Em relação à ramificação hoje entre diversos tipos de plástico, desde logo não quereremos regressar ao ramo dos naturais (resinas, etc.), o que diminuiria os nossos recursos quotidianos a um nível dificilmente imaginável. Mas, se há pouco mais de um século a inflamabilidade da nitrocelulose foi um problema crucial a resolver, e a sua negação um requisito da solução, na estrutura tecnológica atual dos plásticos temos de considerar nesses parâmetros, além dos custos da reciclagem, a contaminação dos oceanos. E assim desde a nossa cadeia alimentar… até à construção de nós próprios enquanto seres “naturais” – isto é, ao lidarmos com o mundo e connosco nele, quereremos ainda usar a palavra “natureza”? Se sim, com que significado?
Pela minha parte, tendo a duvidar de um grande controlo social sobre a evolução atual desta tecnologia. Talvez por alguma inclinação pessoal pessimista… mas também pelo tamanho do sistema técnico em que ela se integra – segundo a abordagem de Thomas P. Hughes aos “Large Technical Systems”, a que aqui regressarei noutra oportunidade.
Mas, e até também para melhor aferir se e quão essa estimativa será legítima, resta-me programar um salto até Leiria no próximo ano.

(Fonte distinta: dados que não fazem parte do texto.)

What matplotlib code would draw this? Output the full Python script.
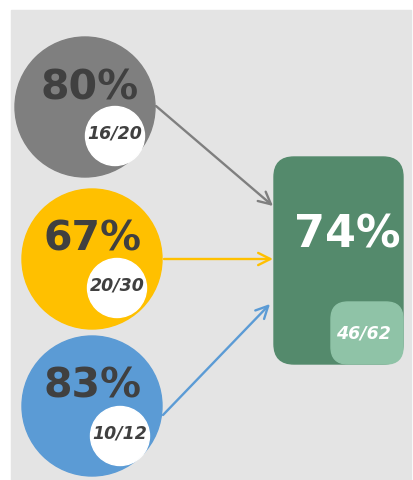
import matplotlib.pyplot as plt
from matplotlib.patches import Circle, FancyBboxPatch, Rectangle

# Data
groups = ["A", "B", "C"]
hits = [16, 20, 10]
totals = [20, 30, 12]
colors = ["#7f7f7f", "#ffc000", "#5b9bd5"]

total_hits = sum(hits)
total_all = sum(totals)

# Layout (pixel coords)
centers = [(85, 108), (92, 260), (92, 407)]
small = [(115, 137), (117, 289), (120, 437)]
arrow_start = [(156, 107), (164, 260), (163, 416)]
arrow_end = [(273, 207), (273, 260), (270, 305)]

fig = plt.figure(figsize=(4.13, 4.81), dpi=100)
ax = fig.add_axes([0, 0, 1, 1])
ax.set_xlim(0, 413)
ax.set_ylim(481, 0)
ax.axis("off")

ax.add_patch(Rectangle((11, 11), 400, 470, color="#e4e4e4", zorder=0))

for i in range(len(groups)):
    cx, cy = centers[i]
    ax.add_patch(Circle((cx, cy), 70, color=colors[i], zorder=1))
    sx, sy = small[i]
    ax.add_patch(Circle((sx, sy), 29.5, color="white", zorder=2))
    pct = round(100 * hits[i] / totals[i])
    ax.text(cx + 5 if i == 0 else cx + 1, cy - 20, f"{pct}%", fontsize=29.5, fontweight="bold",
            color="#404040", ha="center", va="center", zorder=3)
    ax.text(sx, sy - 3, f"{hits[i]}/{totals[i]}", fontsize=12.5, fontweight="bold",
            fontstyle="italic", color="#404040", ha="center", va="center", zorder=3)
    ax.annotate("", xy=arrow_end[i], xytext=arrow_start[i],
                arrowprops=dict(arrowstyle="->", color=colors[i], lw=1.7,
                                mutation_scale=22, shrinkA=0, shrinkB=0), zorder=1)

# Total box
ax.add_patch(FancyBboxPatch((274 + 20, 158 + 20), 129 - 40, 207 - 40,
                            boxstyle="round,pad=20", color="#548a6c", zorder=1))
ax.add_patch(FancyBboxPatch((331 + 17, 303 + 17), 72 - 34, 62 - 34,
                            boxstyle="round,pad=17", color="#8fc3a7", zorder=2))
ax.text(347, 235, f"{round(100 * total_hits / total_all)}%", fontsize=32, fontweight="bold",
        color="white", ha="center", va="center", zorder=3)
ax.text(363, 334, f"{total_hits}/{total_all}", fontsize=12.5, fontweight="bold",
        fontstyle="italic", color="white", ha="center", va="center", zorder=3)

fig.savefig("out.png", dpi=100)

Para ver o que entretanto tivermos enviado para o Museu dessa cidade mais o que aí tiver sido recolhido, e como Maria Elvira Callapez e os seus colaboradores terão tratado esse material, sobre o modo como terá ocorrido “o triunfo da baquelite”.
Esse porventura será também o modo como, hoje, poderemos intervir na ramificação que se nos abre na produção de materiais plásticos. Bem como em quaisquer outras ramificações tecnológicas.